The ARRA, passed in 2009, was an expansive piece of legislation aimed in part at promoting the production of energy from renewable energy sources. Since February, 2009, a plethora of different bills were introduced in the House and Senate, which would extend many of these incentives or increase them in order to make more projects economically viable. On September 14, 2010, HR 6121 called the Renewable Energy Investment Incentive Act of 2010 was introduced to the House of Representatives, which quite simply extends most of the incentives, including the PTC, the ITC and the grant in lieu of credits to 2019. This legislation, if passed, would provide utilities and project developers with sufficient comfort that they could continue to plan additional projects which could commence even three, four and five years from now, and that would provide the markets with sufficient time to create and plan appropriate projects. On that same day, HR 6117 was introduced in the House of Representatives which it passed, would create another set of new, clean energy renewable bonds, which would provide for a source of financing for large-scale projects. Other particular bills passed in the House include HR 5856, Waste to Energy Technology Act of 2010, HR 5805, Thermal Renewable Energy and Efficiency Act of 2010, and HR 5792, Manufacturer Renewable Energy Systems. Most recently, on September 29, 2010 SB 3935 the proposed "Advanced Energy Tax Incentives Act" was introduced in the Senate. This proposed Act appears to be the most comprehensive of the possible legislation expanding building and energy efficiency incentives, promoting thermal energy and vehicle efficiency, providing additional credits for advanced energy manufacturing, providing new incentives for energy storage, and more.

We do not know which, if any, of this legislation will pass before year-end or will be introduced again in the future.

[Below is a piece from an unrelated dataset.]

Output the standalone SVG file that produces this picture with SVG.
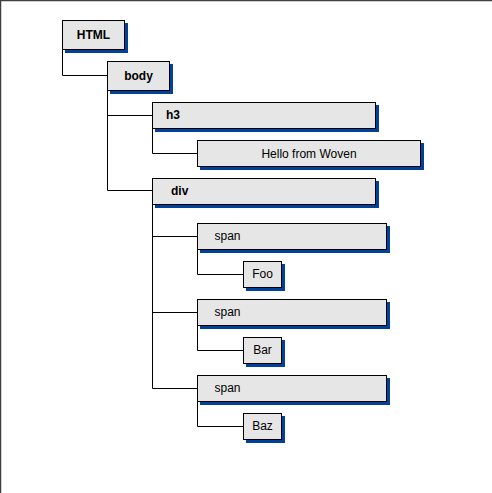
<svg xmlns="http://www.w3.org/2000/svg" width="492" height="493" viewBox="0 0 492 493">
<style>
.box{fill:#e6e6e6;stroke:#000;stroke-width:1}
.sh{fill:#00429a}
.b{font-family:"Liberation Sans",Arial,sans-serif;font-size:12px;font-weight:bold;fill:#000}
.n{font-family:"Liberation Sans",Arial,sans-serif;font-size:12px;fill:#000}
.c{fill:none;stroke:#000;stroke-width:1}
</style>
<rect x="0" y="0" width="492" height="493" fill="#fff"/>
<path d="M0.5,493 V0.5 H492" fill="none" stroke="#404040" stroke-width="1.5"/>
<g id="connectors">
<path class="c" d="M62.5,50 V75.5 H107.5"/>
<path class="c" d="M107.5,91 V190.5 H152.5 M107.5,115.5 H152.5"/>
<path class="c" d="M152.5,129 V153.5 H197.5"/>
<path class="c" d="M152.5,205 V388.5 H197.5 M152.5,236.5 H197.5 M152.5,312.5 H197.5"/>
<path class="c" d="M197.5,250 V274.5 H243.5"/>
<path class="c" d="M197.5,326 V350.5 H243.5"/>
<path class="c" d="M197.5,402 V426.5 H243.5"/>
</g>
<g id="html">
<rect class="sh" x="65" y="23" width="63" height="30"/>
<rect class="box" x="62.5" y="20.5" width="62" height="29"/>
<text class="b" x="93.5" y="39" text-anchor="middle">HTML</text>
</g>
<g id="body">
<rect class="sh" x="110" y="64" width="63" height="30"/>
<rect class="box" x="107.5" y="61.5" width="62" height="29"/>
<text class="b" x="138.5" y="80" text-anchor="middle">body</text>
</g>
<g id="h3">
<rect class="sh" x="155" y="105" width="224" height="27"/>
<rect class="box" x="152.5" y="102.5" width="223" height="26"/>
<text class="b" x="166" y="119">h3</text>
</g>
<g id="hello">
<rect class="sh" x="200" y="143" width="224" height="27"/>
<rect class="box" x="197.5" y="140.5" width="223" height="26"/>
<text class="n" x="309" y="158" text-anchor="middle">Hello from Woven</text>
</g>
<g id="div">
<rect class="sh" x="155" y="181" width="224" height="27"/>
<rect class="box" x="152.5" y="178.5" width="223" height="26"/>
<text class="b" x="171" y="195">div</text>
</g>
<g id="span1">
<rect class="sh" x="200" y="226" width="190" height="27"/>
<rect class="box" x="197.5" y="223.5" width="189" height="26"/>
<text class="n" x="214.5" y="240">span</text>
</g>
<g id="foo">
<rect class="sh" x="246" y="264" width="39" height="27"/>
<rect class="box" x="243.5" y="261.5" width="38" height="26"/>
<text class="n" x="262.5" y="278" text-anchor="middle">Foo</text>
</g>
<g id="span2">
<rect class="sh" x="200" y="302" width="190" height="27"/>
<rect class="box" x="197.5" y="299.5" width="189" height="26"/>
<text class="n" x="214.5" y="316">span</text>
</g>
<g id="bar">
<rect class="sh" x="246" y="340" width="39" height="27"/>
<rect class="box" x="243.5" y="337.5" width="38" height="26"/>
<text class="n" x="262.5" y="354" text-anchor="middle">Bar</text>
</g>
<g id="span3">
<rect class="sh" x="200" y="378" width="190" height="27"/>
<rect class="box" x="197.5" y="375.5" width="189" height="26"/>
<text class="n" x="214.5" y="392">span</text>
</g>
<g id="baz">
<rect class="sh" x="246" y="416" width="39" height="27"/>
<rect class="box" x="243.5" y="413.5" width="38" height="26"/>
<text class="n" x="262.5" y="430" text-anchor="middle">Baz</text>
</g>
</svg>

We are also not sure which types of renewable energy will ultimately be the major source of energy in the United States. We do applaud and encourage all efforts to develop alternative sources of energy which are renewable and clean for the benefit of future generations.

V. Summary

Whether this elaborate system of Federal and state tax subsidies and incentives is the most efficient intervention in energy markets is an open question, and is the appropriate subject of another article.4 We do applaud the various efforts to encourage the research, development and manufacture of renewable energy in the United States. Others may argue that our tax policy should (and especially in light of current deficits), also include a tax on coal-produced electricity and increases in gasoline and diesel fuel taxes, or a broader based carbon tax, so as to discourage on a marginal basis consumption of fossil fuels. These policies might also promote efficiency and conservation rather than encourage more energy production. It is argued that these policies would be more efficient and produce less economic distortions and contradictions. (For example, by lowering the cost of energy consumption, tax subsidies for renewable energy stimulate energy demand in contradiction of the goals of energy efficiency.)5 Moreover, subsidy systems are subject to abuse and unintended consequences. One has only to note that the primary beneficiaries of the unconventional fuel and alcohol fuel subsidies of the 1990's and 2000's were, contrary to the policy makers' intent, existing coal producers and suppliers and the paper pulp industry.6 It is clear, that we will continue to see lots of changes in both the technology for energy development consumption and also the taxes and subsidies related to the development of energy.

Footnotes

1. U.S. Energy Information Administration, Annual Energy Review 2009.

2. Id.

3. MCL 460.1021 et seq

4. See Molly F. Sherlock, Energy Tax Policy: Historical Perspectives on and Current Status of Energy Tax Expenditures, BNA Daily Tax Report (May 7, 2010).

5. Id.

6. Id.

The content of this article is intended to provide a general guide to the subject matter. Specialist advice should be sought about your specific circumstances.